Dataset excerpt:
# # # # #

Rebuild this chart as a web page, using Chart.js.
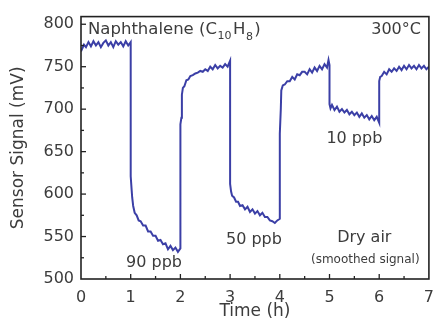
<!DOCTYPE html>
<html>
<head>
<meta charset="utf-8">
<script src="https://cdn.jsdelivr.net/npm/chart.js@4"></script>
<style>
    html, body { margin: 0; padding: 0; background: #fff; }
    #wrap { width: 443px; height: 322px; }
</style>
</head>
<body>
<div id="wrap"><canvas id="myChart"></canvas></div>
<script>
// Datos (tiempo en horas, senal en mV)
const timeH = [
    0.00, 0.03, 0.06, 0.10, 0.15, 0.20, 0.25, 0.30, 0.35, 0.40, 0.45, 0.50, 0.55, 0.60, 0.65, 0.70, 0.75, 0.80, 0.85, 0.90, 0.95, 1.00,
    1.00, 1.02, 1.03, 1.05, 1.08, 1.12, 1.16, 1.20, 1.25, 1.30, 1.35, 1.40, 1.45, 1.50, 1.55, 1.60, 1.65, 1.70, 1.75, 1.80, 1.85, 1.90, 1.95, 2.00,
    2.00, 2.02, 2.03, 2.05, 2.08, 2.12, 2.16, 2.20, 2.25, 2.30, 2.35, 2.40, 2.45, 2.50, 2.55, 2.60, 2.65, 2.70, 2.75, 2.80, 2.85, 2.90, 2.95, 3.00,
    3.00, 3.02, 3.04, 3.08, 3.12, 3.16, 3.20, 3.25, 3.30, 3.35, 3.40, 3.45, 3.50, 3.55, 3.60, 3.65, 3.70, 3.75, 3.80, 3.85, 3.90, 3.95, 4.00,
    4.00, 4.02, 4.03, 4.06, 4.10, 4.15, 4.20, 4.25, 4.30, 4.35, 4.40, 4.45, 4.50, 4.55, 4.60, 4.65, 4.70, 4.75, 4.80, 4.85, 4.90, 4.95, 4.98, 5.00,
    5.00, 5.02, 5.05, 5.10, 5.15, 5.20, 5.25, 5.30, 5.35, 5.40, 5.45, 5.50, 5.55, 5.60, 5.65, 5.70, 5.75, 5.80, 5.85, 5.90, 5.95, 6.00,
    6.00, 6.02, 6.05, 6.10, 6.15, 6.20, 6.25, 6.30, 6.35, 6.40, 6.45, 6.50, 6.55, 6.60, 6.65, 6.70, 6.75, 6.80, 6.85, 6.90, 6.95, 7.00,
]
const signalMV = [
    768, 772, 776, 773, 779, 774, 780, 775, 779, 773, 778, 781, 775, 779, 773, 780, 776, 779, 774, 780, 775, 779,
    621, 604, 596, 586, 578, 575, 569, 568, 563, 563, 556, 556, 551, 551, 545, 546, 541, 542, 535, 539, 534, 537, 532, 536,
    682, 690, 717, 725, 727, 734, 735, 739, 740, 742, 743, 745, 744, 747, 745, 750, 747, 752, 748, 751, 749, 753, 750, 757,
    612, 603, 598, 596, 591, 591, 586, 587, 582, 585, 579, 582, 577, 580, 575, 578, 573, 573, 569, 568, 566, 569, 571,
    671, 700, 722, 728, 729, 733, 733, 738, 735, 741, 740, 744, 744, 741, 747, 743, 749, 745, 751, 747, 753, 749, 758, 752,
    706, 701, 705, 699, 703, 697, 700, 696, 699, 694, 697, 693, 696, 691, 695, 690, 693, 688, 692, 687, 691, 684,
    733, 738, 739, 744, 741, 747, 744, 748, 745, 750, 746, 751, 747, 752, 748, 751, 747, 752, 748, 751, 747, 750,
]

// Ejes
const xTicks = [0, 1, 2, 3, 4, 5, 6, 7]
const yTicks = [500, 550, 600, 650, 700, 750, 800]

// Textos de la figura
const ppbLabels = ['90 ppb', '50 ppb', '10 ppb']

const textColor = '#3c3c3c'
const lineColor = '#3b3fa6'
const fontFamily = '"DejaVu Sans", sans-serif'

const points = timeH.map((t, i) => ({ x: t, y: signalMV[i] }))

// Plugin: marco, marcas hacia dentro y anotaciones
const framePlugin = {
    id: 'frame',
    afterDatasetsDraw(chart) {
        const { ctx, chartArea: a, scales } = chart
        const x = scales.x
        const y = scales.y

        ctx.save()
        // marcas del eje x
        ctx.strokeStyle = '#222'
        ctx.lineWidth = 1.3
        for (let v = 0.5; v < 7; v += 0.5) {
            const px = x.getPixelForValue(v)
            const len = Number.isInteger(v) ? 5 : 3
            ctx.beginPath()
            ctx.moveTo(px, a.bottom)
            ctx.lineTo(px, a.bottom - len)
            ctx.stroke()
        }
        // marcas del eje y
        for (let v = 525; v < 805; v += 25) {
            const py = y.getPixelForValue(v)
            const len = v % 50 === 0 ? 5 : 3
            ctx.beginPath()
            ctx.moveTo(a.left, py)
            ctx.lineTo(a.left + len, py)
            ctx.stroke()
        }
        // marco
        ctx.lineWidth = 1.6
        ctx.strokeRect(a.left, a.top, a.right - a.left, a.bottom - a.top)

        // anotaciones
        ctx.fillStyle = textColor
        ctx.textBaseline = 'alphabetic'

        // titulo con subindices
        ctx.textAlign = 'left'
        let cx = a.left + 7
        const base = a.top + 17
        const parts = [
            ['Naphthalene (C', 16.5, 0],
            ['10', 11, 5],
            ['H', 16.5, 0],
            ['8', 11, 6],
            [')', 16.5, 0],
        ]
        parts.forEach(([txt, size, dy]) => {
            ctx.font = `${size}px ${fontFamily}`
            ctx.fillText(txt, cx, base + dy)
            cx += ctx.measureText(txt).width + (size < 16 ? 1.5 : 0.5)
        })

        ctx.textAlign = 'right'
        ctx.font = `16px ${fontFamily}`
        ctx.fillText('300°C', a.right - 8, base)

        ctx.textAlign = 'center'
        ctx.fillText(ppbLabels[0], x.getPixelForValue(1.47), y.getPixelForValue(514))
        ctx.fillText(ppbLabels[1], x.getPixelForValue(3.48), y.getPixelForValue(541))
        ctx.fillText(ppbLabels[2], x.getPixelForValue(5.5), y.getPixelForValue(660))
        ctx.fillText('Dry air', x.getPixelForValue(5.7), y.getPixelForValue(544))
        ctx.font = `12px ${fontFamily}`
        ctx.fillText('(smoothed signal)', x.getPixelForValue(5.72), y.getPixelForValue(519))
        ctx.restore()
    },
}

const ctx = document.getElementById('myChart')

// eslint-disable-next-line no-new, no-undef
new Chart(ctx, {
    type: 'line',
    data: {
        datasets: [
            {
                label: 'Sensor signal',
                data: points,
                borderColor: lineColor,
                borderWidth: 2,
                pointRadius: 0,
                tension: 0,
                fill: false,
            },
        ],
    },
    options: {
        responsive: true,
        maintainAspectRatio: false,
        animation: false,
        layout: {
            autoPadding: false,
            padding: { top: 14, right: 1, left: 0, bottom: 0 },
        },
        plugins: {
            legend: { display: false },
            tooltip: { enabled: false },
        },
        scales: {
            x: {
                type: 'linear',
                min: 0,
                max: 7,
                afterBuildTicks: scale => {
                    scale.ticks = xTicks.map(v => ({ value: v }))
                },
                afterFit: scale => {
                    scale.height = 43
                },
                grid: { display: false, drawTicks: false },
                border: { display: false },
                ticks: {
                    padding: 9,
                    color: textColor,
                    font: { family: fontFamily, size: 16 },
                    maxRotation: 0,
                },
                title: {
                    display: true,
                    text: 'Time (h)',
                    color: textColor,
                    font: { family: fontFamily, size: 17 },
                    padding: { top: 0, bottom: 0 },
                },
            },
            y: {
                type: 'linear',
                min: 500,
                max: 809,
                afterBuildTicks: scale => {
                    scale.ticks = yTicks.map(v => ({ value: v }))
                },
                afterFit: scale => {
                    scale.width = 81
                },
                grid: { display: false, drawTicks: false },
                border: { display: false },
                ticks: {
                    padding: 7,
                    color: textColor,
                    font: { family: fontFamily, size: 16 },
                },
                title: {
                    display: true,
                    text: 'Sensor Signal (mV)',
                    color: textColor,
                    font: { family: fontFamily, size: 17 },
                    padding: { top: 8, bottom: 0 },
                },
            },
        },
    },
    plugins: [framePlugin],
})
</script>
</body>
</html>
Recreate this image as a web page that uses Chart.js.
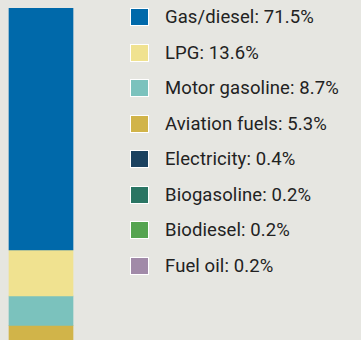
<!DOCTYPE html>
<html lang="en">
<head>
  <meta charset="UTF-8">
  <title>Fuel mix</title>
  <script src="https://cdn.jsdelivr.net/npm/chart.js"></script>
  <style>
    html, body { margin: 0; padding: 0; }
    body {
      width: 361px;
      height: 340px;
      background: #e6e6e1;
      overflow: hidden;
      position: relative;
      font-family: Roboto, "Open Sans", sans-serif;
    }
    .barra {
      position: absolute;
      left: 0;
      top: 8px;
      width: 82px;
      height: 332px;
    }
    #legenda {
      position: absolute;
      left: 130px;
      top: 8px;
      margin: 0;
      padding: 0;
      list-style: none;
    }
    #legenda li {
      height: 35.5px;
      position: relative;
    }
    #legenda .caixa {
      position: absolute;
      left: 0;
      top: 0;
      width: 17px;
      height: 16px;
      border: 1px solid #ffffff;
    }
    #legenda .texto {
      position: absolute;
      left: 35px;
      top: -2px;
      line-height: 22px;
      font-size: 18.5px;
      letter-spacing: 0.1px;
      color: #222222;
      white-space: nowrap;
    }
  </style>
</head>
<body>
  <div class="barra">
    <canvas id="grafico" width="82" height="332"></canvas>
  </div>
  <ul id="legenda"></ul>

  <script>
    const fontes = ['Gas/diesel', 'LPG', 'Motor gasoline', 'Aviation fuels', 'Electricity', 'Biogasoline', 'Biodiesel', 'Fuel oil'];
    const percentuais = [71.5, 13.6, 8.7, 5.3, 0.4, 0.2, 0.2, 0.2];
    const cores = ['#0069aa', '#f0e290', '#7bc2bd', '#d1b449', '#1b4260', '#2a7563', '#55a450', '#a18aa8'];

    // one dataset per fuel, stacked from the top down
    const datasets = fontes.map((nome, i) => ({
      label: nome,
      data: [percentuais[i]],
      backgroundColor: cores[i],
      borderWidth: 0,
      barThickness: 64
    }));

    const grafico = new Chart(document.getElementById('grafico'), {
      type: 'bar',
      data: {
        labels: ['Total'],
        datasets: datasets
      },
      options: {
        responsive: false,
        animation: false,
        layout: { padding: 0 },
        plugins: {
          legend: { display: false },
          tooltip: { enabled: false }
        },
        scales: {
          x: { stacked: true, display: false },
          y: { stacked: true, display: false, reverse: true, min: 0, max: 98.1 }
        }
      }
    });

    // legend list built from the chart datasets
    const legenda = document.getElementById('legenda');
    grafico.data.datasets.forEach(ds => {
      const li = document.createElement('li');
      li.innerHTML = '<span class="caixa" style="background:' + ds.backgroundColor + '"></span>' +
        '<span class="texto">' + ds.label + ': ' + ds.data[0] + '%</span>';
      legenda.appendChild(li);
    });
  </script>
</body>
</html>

# # # # #

(Requirements) Find the string "page" in the entries above and return each line that holds it.

(Output)
Rebuild this chart as a web page, using Chart.js.
Recreate this image as a web page that uses Chart.js.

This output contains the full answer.